Whoo boy, what a challenge.

And, with all this difficulty, I find myself asking once again: is it worth it? Is this really how I want to spend the next year of my life? torturing myself with word-smithing and story-wrangling and keyboard-crunching? Why am I doing this to myself? Is this a profitable use of my time?

And yet, I am addicted. I can’t not write it. To leave this story in my head and not on paper would be even more torturous than what I am experiencing now. And so I push through. There a have been so many endeavors in my life that I have started but never completed — so many unfinished journeys. I’m bound and determined not to let this be one of them.

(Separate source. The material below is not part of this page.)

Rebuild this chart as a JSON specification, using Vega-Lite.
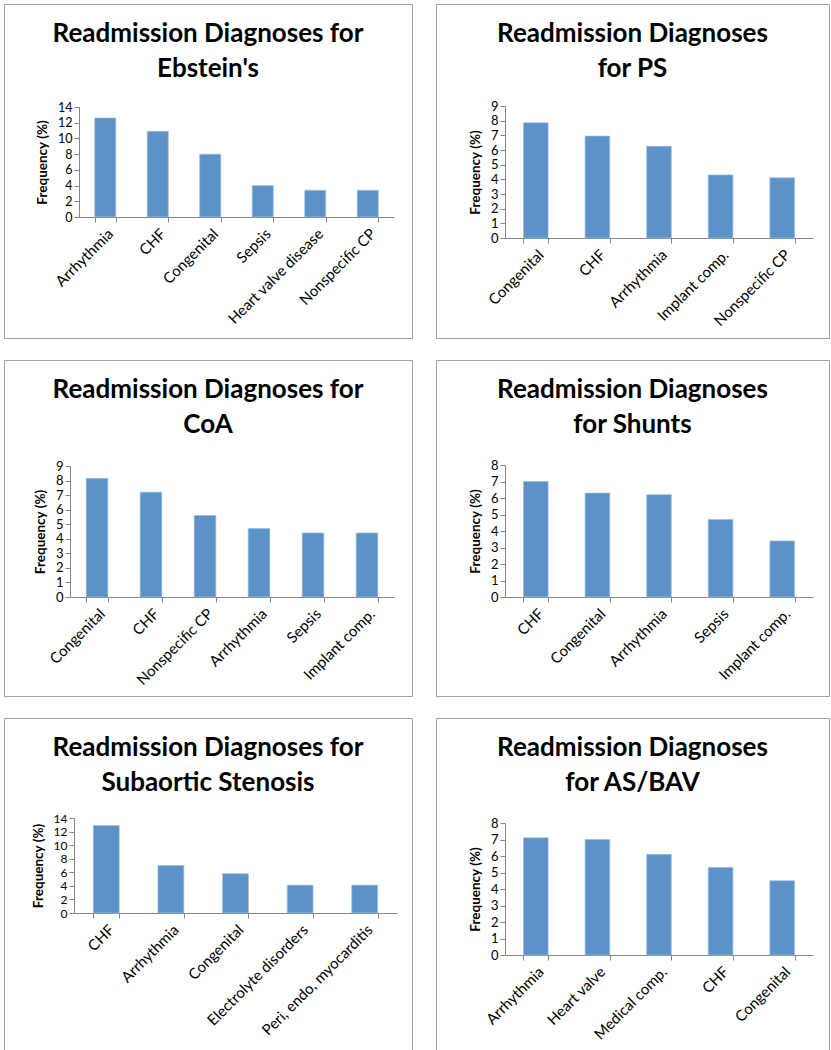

I am somewhat heartened to note that even Tolkien struggled mightily with writer’s block. It took him seven years to write The Hobbit, and at least 12 more to write LOTR. (Kinda makes my five month struggle look a little puny by comparison, doesn’t it?) And there were many times along the way that the outcome of Tolkien’s trilogy was doubtful. He wrote about one such episode in the Foreword to Book I:

“In spite of the darkness of the next five years [World War II] I found that the story could not now be wholly abandoned, and I plodded on, mostly by night, till I stood by Balin’s tomb in Moria. There I halted for a long while. It was almost a year later when I went on and so came to Lothlorien and the Great River late in 1941.”

And so I, too, will plod on, like the ring-bearer on his quest. Though it takes me to Mordor, I will plod on.

“And miles to go before I sleep. And miles to go before I sleep.”